• [Your instructions] Locate the string "with" in the records below. Copy every line where it occurs.

• [The data]

○ ○ ○ ○ ○ ○ ○

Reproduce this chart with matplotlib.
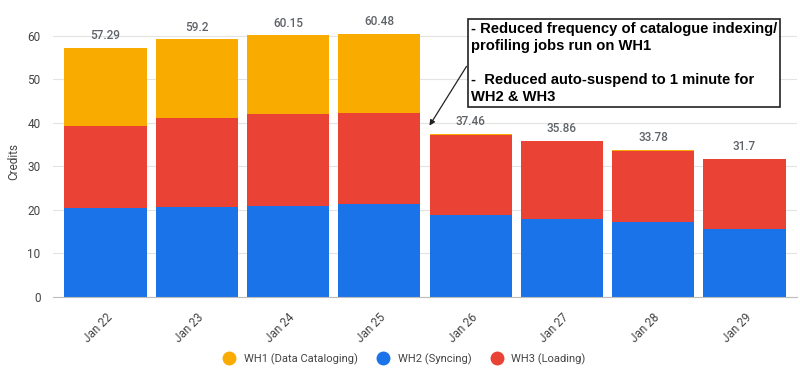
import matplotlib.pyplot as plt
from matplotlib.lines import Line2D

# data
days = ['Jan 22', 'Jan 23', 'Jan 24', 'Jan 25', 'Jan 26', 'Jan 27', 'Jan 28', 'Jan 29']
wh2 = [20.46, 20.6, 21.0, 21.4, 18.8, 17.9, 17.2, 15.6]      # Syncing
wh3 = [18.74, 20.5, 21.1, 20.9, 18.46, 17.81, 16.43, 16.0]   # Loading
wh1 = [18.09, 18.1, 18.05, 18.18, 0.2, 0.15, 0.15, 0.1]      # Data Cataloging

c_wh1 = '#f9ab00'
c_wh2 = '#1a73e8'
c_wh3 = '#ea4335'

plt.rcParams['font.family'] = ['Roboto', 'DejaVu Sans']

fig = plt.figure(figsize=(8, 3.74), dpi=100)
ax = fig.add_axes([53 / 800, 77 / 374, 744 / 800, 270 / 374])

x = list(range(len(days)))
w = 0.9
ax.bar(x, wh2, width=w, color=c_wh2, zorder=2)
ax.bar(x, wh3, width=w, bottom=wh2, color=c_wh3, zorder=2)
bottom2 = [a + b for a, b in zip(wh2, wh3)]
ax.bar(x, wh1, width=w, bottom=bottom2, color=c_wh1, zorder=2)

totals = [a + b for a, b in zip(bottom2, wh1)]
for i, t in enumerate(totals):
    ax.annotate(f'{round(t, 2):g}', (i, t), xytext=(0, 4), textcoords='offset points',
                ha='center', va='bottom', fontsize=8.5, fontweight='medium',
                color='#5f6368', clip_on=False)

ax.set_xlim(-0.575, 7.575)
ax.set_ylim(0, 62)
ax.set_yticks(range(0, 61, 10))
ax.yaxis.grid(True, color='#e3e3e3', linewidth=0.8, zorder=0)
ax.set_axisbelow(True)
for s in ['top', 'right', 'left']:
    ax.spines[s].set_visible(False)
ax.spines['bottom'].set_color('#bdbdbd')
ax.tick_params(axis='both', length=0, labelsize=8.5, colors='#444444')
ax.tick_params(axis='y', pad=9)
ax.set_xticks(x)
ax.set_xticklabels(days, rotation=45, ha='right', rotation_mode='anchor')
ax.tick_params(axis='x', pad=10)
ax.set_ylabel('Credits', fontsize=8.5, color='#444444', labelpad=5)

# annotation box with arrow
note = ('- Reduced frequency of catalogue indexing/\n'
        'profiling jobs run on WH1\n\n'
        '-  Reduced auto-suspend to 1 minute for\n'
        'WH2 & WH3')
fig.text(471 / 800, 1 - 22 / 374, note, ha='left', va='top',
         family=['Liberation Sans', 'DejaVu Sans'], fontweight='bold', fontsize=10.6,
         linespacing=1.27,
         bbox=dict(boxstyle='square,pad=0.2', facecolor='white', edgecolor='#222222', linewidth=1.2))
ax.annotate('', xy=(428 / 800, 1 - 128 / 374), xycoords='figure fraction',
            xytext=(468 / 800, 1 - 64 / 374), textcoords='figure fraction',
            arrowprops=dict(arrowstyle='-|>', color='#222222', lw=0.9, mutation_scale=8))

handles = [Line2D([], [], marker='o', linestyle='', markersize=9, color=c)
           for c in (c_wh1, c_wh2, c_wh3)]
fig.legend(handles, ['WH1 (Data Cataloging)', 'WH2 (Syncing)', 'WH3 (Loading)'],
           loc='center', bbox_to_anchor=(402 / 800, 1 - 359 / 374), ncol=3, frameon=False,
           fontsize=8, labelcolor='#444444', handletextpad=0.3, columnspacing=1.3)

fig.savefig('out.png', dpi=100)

○ ○ ○ ○ ○ ○ ○

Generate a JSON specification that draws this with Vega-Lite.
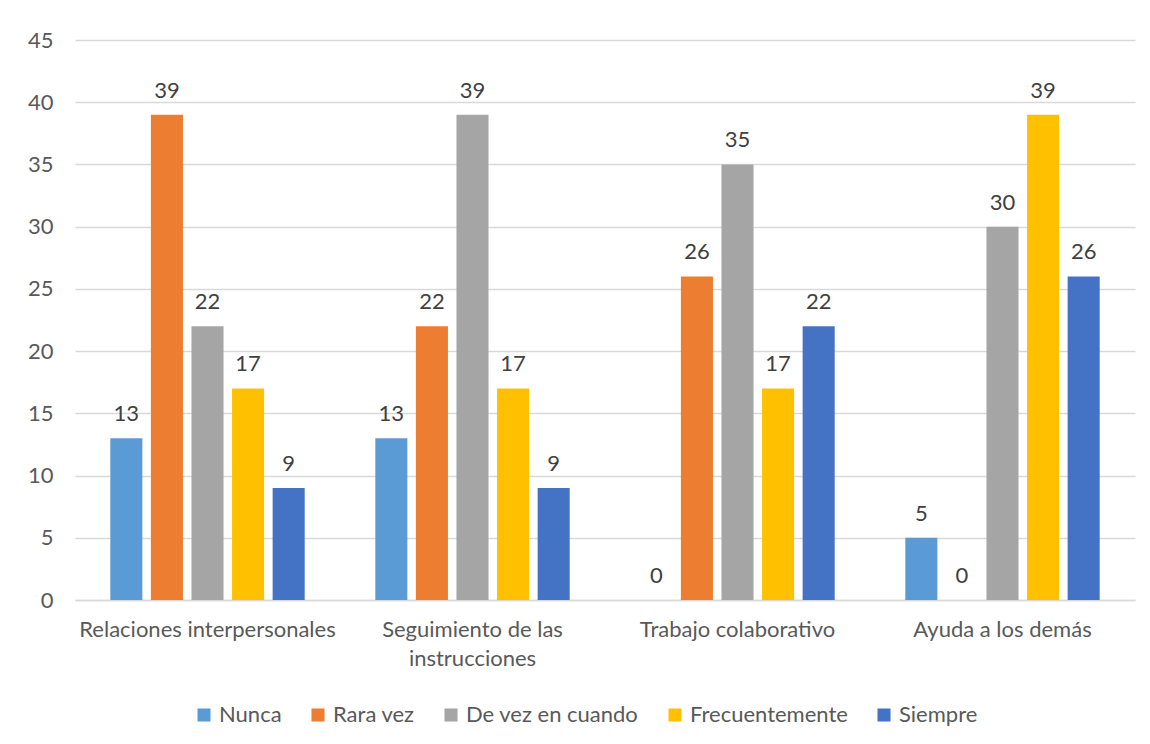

○ ○ ○ ○ ○ ○ ○

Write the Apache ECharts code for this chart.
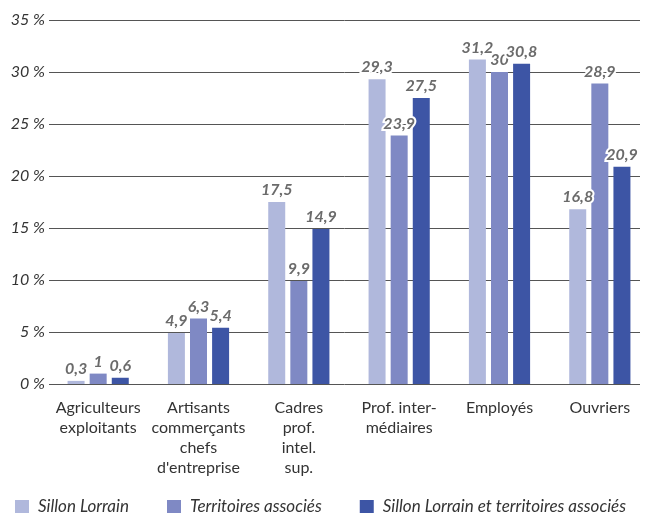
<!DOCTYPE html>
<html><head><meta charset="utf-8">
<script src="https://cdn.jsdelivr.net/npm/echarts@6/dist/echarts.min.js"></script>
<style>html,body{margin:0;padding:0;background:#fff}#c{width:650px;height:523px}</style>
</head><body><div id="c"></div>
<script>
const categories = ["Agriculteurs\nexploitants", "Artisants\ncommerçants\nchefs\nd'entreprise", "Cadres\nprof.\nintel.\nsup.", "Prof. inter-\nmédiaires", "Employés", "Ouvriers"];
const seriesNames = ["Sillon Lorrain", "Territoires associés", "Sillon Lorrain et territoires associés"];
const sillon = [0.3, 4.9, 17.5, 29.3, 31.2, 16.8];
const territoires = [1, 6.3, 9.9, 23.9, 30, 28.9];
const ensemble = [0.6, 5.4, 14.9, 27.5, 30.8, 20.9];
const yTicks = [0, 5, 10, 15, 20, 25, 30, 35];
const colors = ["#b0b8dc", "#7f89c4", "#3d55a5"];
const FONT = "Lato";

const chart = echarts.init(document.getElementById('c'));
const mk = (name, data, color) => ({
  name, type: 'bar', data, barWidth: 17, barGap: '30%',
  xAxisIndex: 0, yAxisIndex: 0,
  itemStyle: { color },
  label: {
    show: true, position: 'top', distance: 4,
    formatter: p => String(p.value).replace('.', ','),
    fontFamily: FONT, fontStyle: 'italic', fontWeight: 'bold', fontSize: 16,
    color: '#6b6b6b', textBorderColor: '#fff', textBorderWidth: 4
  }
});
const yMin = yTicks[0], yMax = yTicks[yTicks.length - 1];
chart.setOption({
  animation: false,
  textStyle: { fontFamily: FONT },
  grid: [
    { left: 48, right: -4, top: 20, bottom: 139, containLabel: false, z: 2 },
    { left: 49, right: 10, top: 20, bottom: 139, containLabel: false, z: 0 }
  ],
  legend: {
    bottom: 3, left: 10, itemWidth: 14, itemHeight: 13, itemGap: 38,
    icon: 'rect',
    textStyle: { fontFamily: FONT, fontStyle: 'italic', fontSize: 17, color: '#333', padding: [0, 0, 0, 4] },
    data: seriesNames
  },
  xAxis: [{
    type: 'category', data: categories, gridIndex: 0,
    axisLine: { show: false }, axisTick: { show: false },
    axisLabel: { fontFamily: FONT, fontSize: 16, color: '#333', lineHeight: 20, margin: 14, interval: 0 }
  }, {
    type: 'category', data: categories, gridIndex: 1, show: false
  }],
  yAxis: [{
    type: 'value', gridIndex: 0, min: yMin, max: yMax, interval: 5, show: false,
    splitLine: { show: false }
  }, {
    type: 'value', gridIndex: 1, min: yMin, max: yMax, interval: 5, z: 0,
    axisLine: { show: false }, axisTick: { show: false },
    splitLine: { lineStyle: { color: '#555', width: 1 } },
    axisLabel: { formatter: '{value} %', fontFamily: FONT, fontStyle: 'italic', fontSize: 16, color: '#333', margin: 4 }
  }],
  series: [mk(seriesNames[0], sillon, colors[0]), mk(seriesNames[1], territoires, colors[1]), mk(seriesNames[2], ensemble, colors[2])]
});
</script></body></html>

○ ○ ○ ○ ○ ○ ○

• [Complete output]
Reproduce this chart with matplotlib.
# annotation box with arrow
Generate a JSON specification that draws this with Vega-Lite.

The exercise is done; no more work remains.